Ideally, Congress would increase agency budgets in proportion to the increased resources needed to oversee automated systems. But it might be more realistic to concentrate this expertise in ‘hub’ agencies. For example, the U.S. Treasury Department’s Office of Financial Research could serve as a center of interdisciplinary expertise for financial regulatory agencies. Alternatively, Congress could revive the US Office of Technology Assessment to serve as a more general government hub.
Until this software oversight expertise is developed within government, allowing a regulated entity to fully automate a critical activity will necessarily involve the regulatory body relinquishing any authority over that activity.
To be clear, even with the necessary expertise, there will be limits to what software standards can achieve. Stringent standards are needed to minimize programming errors, but the complexity of the software means that it will always be vulnerable to “normal accidents”.
Because something will inevitably go wrong with complex software, it’s critical that regulatory authorities also demand a combination of redundancies, frictions, inefficiencies, and backstops so that the public isn’t completely dependent on the automated system performing as expected. Just as pilots need to be able to disable the autopilot and take control of an airplane, financial regulators need circuit breakers and other tools to stop automated transactions.

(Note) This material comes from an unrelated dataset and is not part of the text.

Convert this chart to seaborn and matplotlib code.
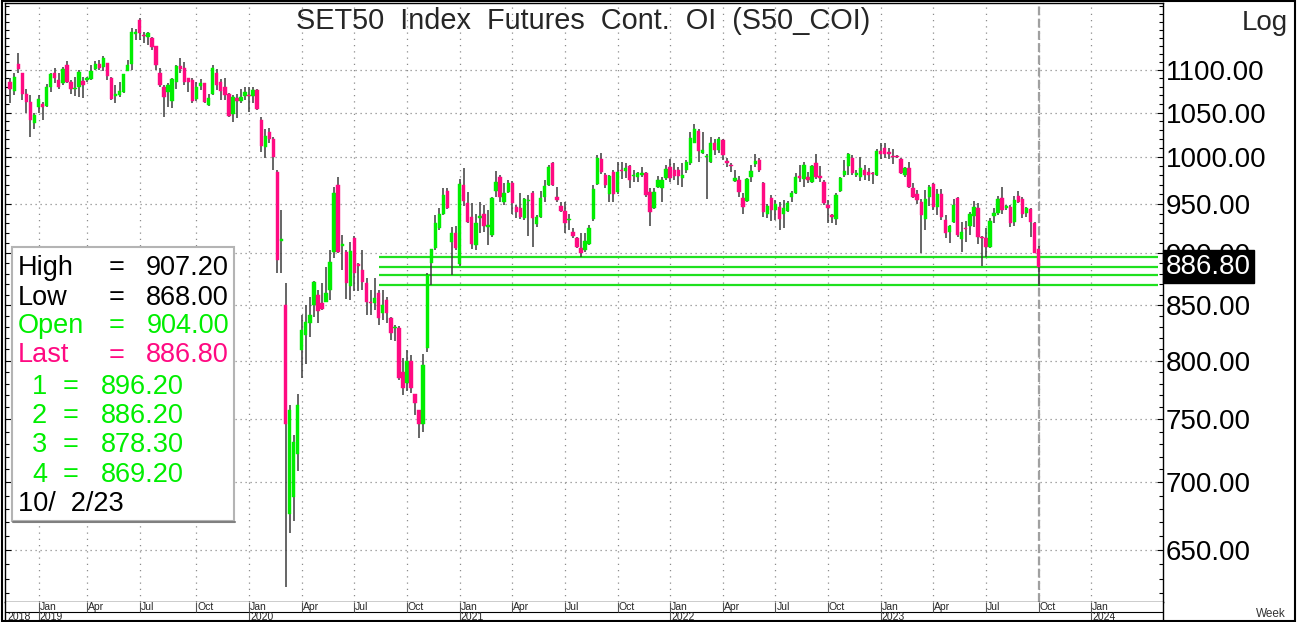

The backstop FTX has proposed is a $250 million guarantee fund that will be available to absorb losses if needed. It may be impossible to determine with confidence whether this amount will be sufficient to protect the clearinghouse from insolvency, given the difficulties involved in valuing crypto assets and assessing the associated risks. But even assuming $250 million is enough, the guarantee fund will do nothing to protect individual investors who are wrongfully liquidated as a result of a software bug. It will also do nothing to address the systemic risks that could arise if asset prices across the market are affected by a technology glitch that forces a massive liquidation of FTX positions, such as in a “flash crash.”
As the CFTC evaluates FTX’s proposal, the agency should consider other measures that will compensate both for its limited ability to assess the quality of FTX’s technological plumbing, and for the failures that are inevitable even with the highest-quality software. So are other regulators thinking about how to oversee other software-automated systems.